A UAE company has allied with an international construction firm to set up a plasterboard plant in Abu Dhabi at a cost of more than $50 million (Dh183.5m) to take advantage of a surge in regional demand.
The plant in the sprawling Musaffah industrial area is the first of its kind in the Gulf and will have an initial production capacity of nearly 30m tonnes per year, according to its promoters.
Sultan International, owned by Sheikh Sultan bin Hamdan Al Nahyan, and Saint-Gobain Gypsum Middle East, an affiliate of the French Saint-Gobain Group, have created the joint venture – Saint-Gobain Gyproc Emirates – to own and operate the project that will be completed next year.
“Phase one of the factory will be completed in January 2009 at a cost of Dh183m and will sell 30m square metres of plasterboard per year. It is expected that 30 to 50 per cent will be exported to the GCC states, the majority being for UAE consumption,” said Stephen Ede, Managing Director, Saint-Gobain Gypsum Middle East.
“The project has been prompted by a surge in demand for this substance in the region. The Gulf plasterboard market has been increasing at 30 per cent per year well above the 1.5 times gross domestic product that we see in most markets. Today the GCC demand is 50m square metres of plasterboard, of which the UAE is 50 per cent,” Ede told Emirates Business.
He said the second phase of the project would involve the construction of a ready mix joint filler factory on the same site as the plant.
“The engineering study for this is currently under way.
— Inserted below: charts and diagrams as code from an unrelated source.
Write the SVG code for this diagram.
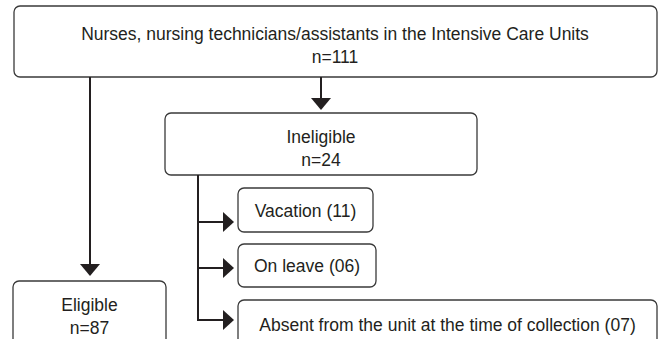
<svg xmlns="http://www.w3.org/2000/svg" width="659" height="339" viewBox="0 0 659 339">
<style>
.box{fill:#fff;stroke:#3a3a3a;stroke-width:1.3}
.t{font-family:"Liberation Sans",Arial,sans-serif;font-size:17.5px;fill:#231f20;text-anchor:middle}
.c{stroke:#231f20;stroke-width:2;fill:none}
.h{fill:#231f20}
</style>
<rect width="659" height="339" fill="#fff"/>
<g id="n-total"><rect class="box" x="14" y="6" width="643" height="71" rx="6"/>
<text class="t" x="335" y="40">Nurses, nursing technicians/assistants in the Intensive Care Units</text>
<text class="t" x="335" y="63">n=111</text></g>
<g id="n-ineligible"><rect class="box" x="165" y="113" width="312" height="62" rx="6"/>
<text class="t" x="321" y="143">Ineligible</text>
<text class="t" x="321" y="166">n=24</text></g>
<g id="n-vacation"><rect class="box" x="238" y="188" width="135" height="44" rx="6"/>
<text class="t" x="305.5" y="217">Vacation (11)</text></g>
<g id="n-leave"><rect class="box" x="238" y="244" width="138" height="43" rx="6"/>
<text class="t" x="307" y="272">On leave (06)</text></g>
<g id="n-absent"><rect class="box" x="238" y="300" width="419" height="50" rx="6"/>
<text class="t" x="447.5" y="331">Absent from the unit at the time of collection (07)</text></g>
<g id="n-eligible"><rect class="box" x="13" y="281" width="153" height="70" rx="6"/>
<text class="t" x="89.5" y="311">Eligible</text>
<text class="t" x="89.5" y="334">n=87</text></g>
<g id="connectors">
<path class="c" d="M90 77V265"/><path class="h" d="M80 264H100L90 276Z"/>
<path class="c" d="M321 77V99"/><path class="h" d="M311 98H331L321 110Z"/>
<path class="c" d="M198 175V321M197 222H224M197 268H224M197 320H224"/>
<path class="h" d="M223 212V232L234 222Z"/>
<path class="h" d="M223 258V278L234 268Z"/>
<path class="h" d="M223 310V330L234 320Z"/>
</g>
</svg>
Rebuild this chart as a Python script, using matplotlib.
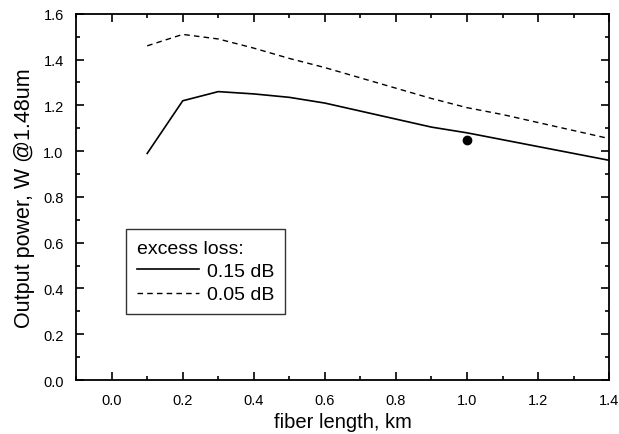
import matplotlib.pyplot as plt
from matplotlib.ticker import MultipleLocator

plt.rcParams['font.family'] = ['Liberation Sans', 'DejaVu Sans']

length_km = [0.1, 0.2, 0.3, 0.4, 0.5, 0.6, 0.7, 0.8, 0.9, 1.0, 1.1, 1.2, 1.3, 1.4]
power_015 = [0.99, 1.22, 1.26, 1.25, 1.235, 1.21, 1.175, 1.14, 1.105, 1.08, 1.05, 1.02, 0.99, 0.96]
power_005 = [1.46, 1.51, 1.49, 1.45, 1.405, 1.365, 1.32, 1.275, 1.23, 1.19, 1.16, 1.125, 1.09, 1.055]
meas_x = [1.0]
meas_y = [1.05]

fig = plt.figure(figsize=(6.19, 4.35), dpi=100)
ax = fig.add_axes([0.123, 0.124, 0.861, 0.842])

ax.plot(length_km, power_015, color='black', lw=1.2, ls='-', label='0.15 dB')
ax.plot(length_km, power_005, color='black', lw=1.0, ls=(0, (4, 3)), label='0.05 dB')
ax.plot(meas_x, meas_y, 'o', color='black', ms=6)

ax.set_xlim(-0.1, 1.4)
ax.set_ylim(0, 1.6)
ax.xaxis.set_major_locator(MultipleLocator(0.2))
ax.xaxis.set_minor_locator(MultipleLocator(0.1))
ax.yaxis.set_major_locator(MultipleLocator(0.2))
ax.yaxis.set_minor_locator(MultipleLocator(0.1))
ax.tick_params(which='both', direction='in', top=True, right=True, width=1.2)
ax.tick_params(which='major', length=6, labelsize=10.5, pad=9)
ax.tick_params(which='minor', length=3)
for s in ax.spines.values():
    s.set_linewidth(1.3)

ax.set_xlabel('fiber length, km', fontsize=14.5, labelpad=4)
ax.set_ylabel('Output power, W @1.48um', fontsize=15.5, labelpad=6)

leg = ax.legend(title='excess loss:', loc='lower left', bbox_to_anchor=(0.094, 0.18),
                fontsize=14, title_fontsize=14, frameon=True, fancybox=False,
                edgecolor='black', handlelength=3.2, handletextpad=0.4,
                borderpad=0.55, labelspacing=0.3, borderaxespad=0)
leg._legend_box.align = 'left'
leg.get_frame().set_linewidth(1.0)

fig.savefig('out.png', dpi=100)
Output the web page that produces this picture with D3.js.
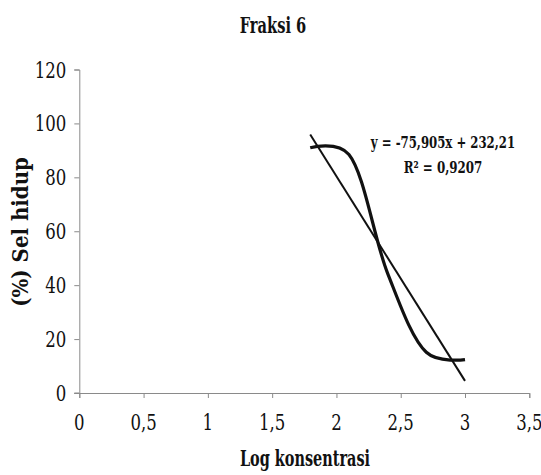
<!DOCTYPE html>
<html>
<head>
<meta charset="utf-8">
<script src="https://cdn.jsdelivr.net/npm/d3@7"></script>
<style>
  body { margin: 0; background: #fff; }
  svg text { font-family: 'DejaVu Serif Condensed', 'DejaVu Serif', 'Liberation Serif', serif; }
</style>
</head>
<body>
<div class="chart"></div>
<script>
// データ (log konsentrasi vs % sel hidup)
const logKonsentrasi = [1.796, 2.097, 2.398, 2.699, 3.0];
const selHidup = [91, 88.5, 44.4, 15.1, 12.4];
const xTicks = [0, 0.5, 1, 1.5, 2, 2.5, 3, 3.5];
const yTicks = [0, 20, 40, 60, 80, 100, 120];
const slope = -75.905, intercept = 232.21;
const eqLines = ["y = -75,905x + 232,21", "R\u00b2 = 0,9207"];

const W = 541, H = 475;
const margin = { top: 69.5, right: 11.7, bottom: 82, left: 79.3 };
const width = W - margin.left - margin.right;
const height = H - margin.top - margin.bottom;

const svg = d3.select(".chart").append("svg")
    .attr("width", W).attr("height", H);

const g = svg.append("g").attr("transform", `translate(${margin.left},${margin.top})`);

const x = d3.scaleLinear().domain([0, 3.5]).range([0, width]);
const y = d3.scaleLinear().domain([0, 120]).range([height, 0]);

const comma = d => String(d).replace(".", ",");

// 細いフォントの代わりに横方向を縮める
function narrowText(parent, tx, ty, str, size, weight, sx, anchor) {
    return parent.append("text")
        .attr("transform", `translate(${tx},${ty}) scale(${sx},1)`)
        .attr("text-anchor", anchor || "middle")
        .attr("fill", "#111")
        .attr("font-size", size)
        .attr("font-weight", weight)
        .text(str);
}

// 軸
const axisColor = "#8a8a8a";
const yAxis = g.append("g").call(d3.axisLeft(y).tickValues(yTicks).tickSize(5).tickFormat(""));
const xAxis = g.append("g").attr("transform", `translate(0,${height})`)
    .call(d3.axisBottom(x).tickValues(xTicks).tickSize(5).tickFormat(""));
[xAxis, yAxis].forEach(a => {
    a.select(".domain").attr("stroke", axisColor);
    a.selectAll(".tick line").attr("stroke", axisColor);
});
g.append("line").attr("x1", -5).attr("x2", 0).attr("y1", height).attr("y2", height).attr("stroke", axisColor);

yTicks.forEach(v => narrowText(g, -13, y(v) + 8, v, 23, "normal", 0.8, "end"));
xTicks.forEach(v => narrowText(g, x(v), height + 37, comma(v), 23, "normal", 0.8));

// タイトルとラベル
narrowText(svg, 273, 33, "Fraksi 6", 22, "bold", 0.74);
narrowText(svg, 305, 466, "Log konsentrasi", 22, "bold", 0.73);
svg.append("text")
    .attr("transform", `translate(28,232) rotate(-90)`)
    .attr("text-anchor", "middle")
    .attr("fill", "#111")
    .attr("font-size", 22).attr("font-weight", "bold")
    .text("(%) Sel hidup");

// 平滑曲線
const pts = logKonsentrasi.map((d, i) => [d, selHidup[i]]);
g.append("path")
    .datum(pts)
    .attr("fill", "none").attr("stroke", "#111").attr("stroke-width", 3.2)
    .attr("d", d3.line().x(d => x(d[0])).y(d => y(d[1])).curve(d3.curveCatmullRom.alpha(0.25)));

// 近似直線
const x0 = d3.min(logKonsentrasi), x1 = d3.max(logKonsentrasi);
g.append("line")
    .attr("x1", x(x0)).attr("y1", y(slope * x0 + intercept))
    .attr("x2", x(x1)).attr("y2", y(slope * x1 + intercept))
    .attr("stroke", "#111").attr("stroke-width", 2);

// 式
narrowText(svg, 443, 148, eqLines[0], 16.5, "bold", 0.79);
narrowText(svg, 443, 173, eqLines[1], 16.5, "bold", 0.8);
</script>
</body>
</html>
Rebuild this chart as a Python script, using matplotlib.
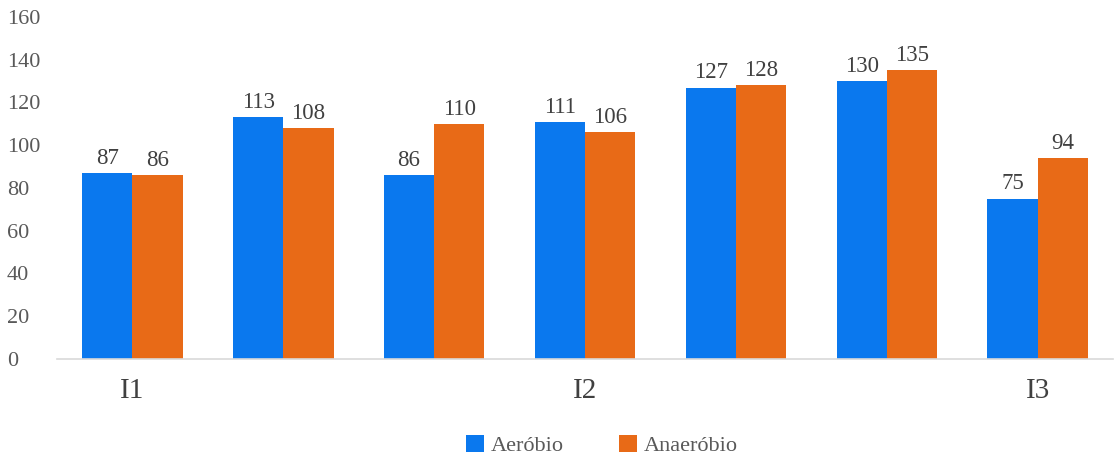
import numpy as np
import matplotlib.pyplot as plt

plt.rcParams['font.family'] = ['Liberation Serif', 'DejaVu Serif']

aerobio = [87, 113, 86, 111, 127, 130, 75]
anaerobio = [86, 108, 110, 106, 128, 135, 94]
tick_pos = [0, 3, 6]
tick_labels = ['I1', 'I2', 'I3']

blue = '#0A78EE'
orange = '#E86A17'
text_grey = '#595959'

fig = plt.figure(figsize=(11.14, 4.59), dpi=100)
ax = fig.add_axes([0.0512, 0.218, 0.948, 0.745])

x = np.arange(len(aerobio))
w = 1 / 3
b1 = ax.bar(x - w / 2, aerobio, w, color=blue, label='Aeróbio')
b2 = ax.bar(x + w / 2, anaerobio, w, color=orange, label='Anaeróbio')

for bars in (b1, b2):
    for rect in bars:
        h = rect.get_height()
        ax.annotate(f'{h:.0f}', (rect.get_x() + rect.get_width() / 2, h),
                    xytext=(0, 3), textcoords='offset points',
                    ha='center', va='bottom', fontsize=16.5, color='#404040')

ax.set_xlim(-0.5, len(aerobio) - 0.5)
ax.set_ylim(0, 160)
ax.set_yticks(range(0, 161, 20))
ax.set_xticks(tick_pos)
ax.set_xticklabels(tick_labels, fontsize=21, color='#404040')
ax.tick_params(axis='x', length=0, pad=14)
ax.tick_params(axis='y', length=0, pad=36, labelsize=16, labelcolor=text_grey)
for lab in ax.get_yticklabels():
    lab.set_horizontalalignment('left')

for side in ('top', 'right', 'left'):
    ax.spines[side].set_visible(False)
ax.spines['bottom'].set_color('#D9D9D9')
ax.spines['bottom'].set_linewidth(1.2)

fig.legend(handles=[b1, b2], loc='center', bbox_to_anchor=(0.54, 0.03),
           ncol=2, frameon=False, fontsize=16, handlelength=0.8,
           handleheight=0.8, handletextpad=0.3, columnspacing=2.5,
           labelcolor=text_grey)

fig.savefig('out.png', dpi=100)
The demand for accessories such as joint filler is also growing very fast and has become more urgent to ensure that Saint-Gobain provides a complete offering with proven performance.”
Ede said the project will benefit both Saint-Gobain and the UAE as it is the company’s first plasterboard plant in the region and will support economic diversification and job creation programmes in the Emirates. He added that the plant would prompt Saint-Gobain to set up more projects in the UAE.
“For the UAE, the factory will provide more than 100 long-term manufacturing jobs as well as many indirect jobs for support and services required to operate the factory. It will also generate export sales revenue and the import of foreign capital. Manufacturing has its part to play in any well-balanced economy, and Saint-Gobain is pleased to have chosen Abu Dhabi and Sheikh Sultan bin Hamdan Al Nahyan as its partner,” he said.
Ede said in order to meet regional demand, Saint-Gobain imports 20m square metres of board per year into the GCC from Thailand and Malaysia. “The logistics effort, shipping costs and import duty for bringing 1,000 containers per month here is large. A local factory will provide better availability, local support and more value to our customers. With the factory we will have an architect/consultant support centre in order to raise building standards through higher specifications. In parallel we will operate a contractor training school,” he said.